Nativity scene, 2011. Photo: Ajuntament de Barcelona CC BY-ND 2.0.

The following year the language of the Romanesque expressed in papier mâché did not make an impression, and neither did the baubles of Xavier Trias. In 2013, a nativity scene on the rooftops was quite popular…but not with everyone. What followed was a Roman nativity scene which could be seen from a ship’s galley. But this didn’t escape criticism either. In 2015 the cut-outs based on Christmas stories were deemed to be too modern.

Nativity scene, 2013. Photo: Xavier Trias CC BY-NC-ND 2.0.

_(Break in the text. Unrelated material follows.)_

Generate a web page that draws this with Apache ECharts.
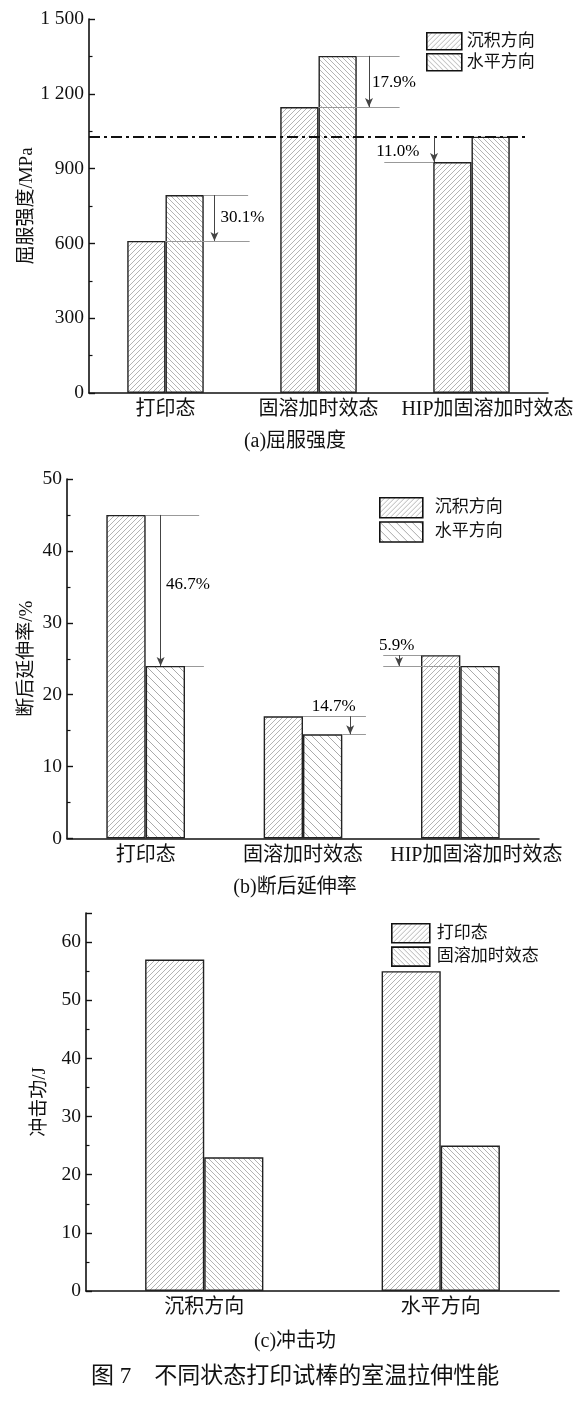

Colau’s team stormed in with a nativity scene of inflatable bubbles, simulating the property bubble that had become the running joke. Last year, conscious of the risk of large gatherings in the plaça an intelligent solution was sought: sticks – with the figures on top. It wasn’t popular, but it did turn out to be efficient in the frequent demonstrations.

Nativity scene, 2016. Photo: Teresa Grau Roig CC BY-SA 2.0.

Finally, we come to this year. A set table with a language which is set between the old window dressers of El Corte Ingles and a film by Tim Burton, surrounded by seats which are the characters of the nativity: baby Jesus, Mary, Joseph, the ox and the ass, the shepherd, the angel and the caganer.

Nativity scene, 2018. Photo: Ricard Mas.

All of them out of scale, as if we ourselves were small again. And in fact, it is the children who best understand it. They clamber onto the chairs and ask their parents to take photos. A poem provides both meal and menu. The hydraulic-tiled floor situates us in the Eixample of Gulliver’s Travels where we are the little people. This is a piece which demands interaction and the public responds with aplomb. Maybe afterwards they will go and have a hot chocolate in the carrer Petritxol while they slag off the nativity scene, just to keep up the tradition you understand.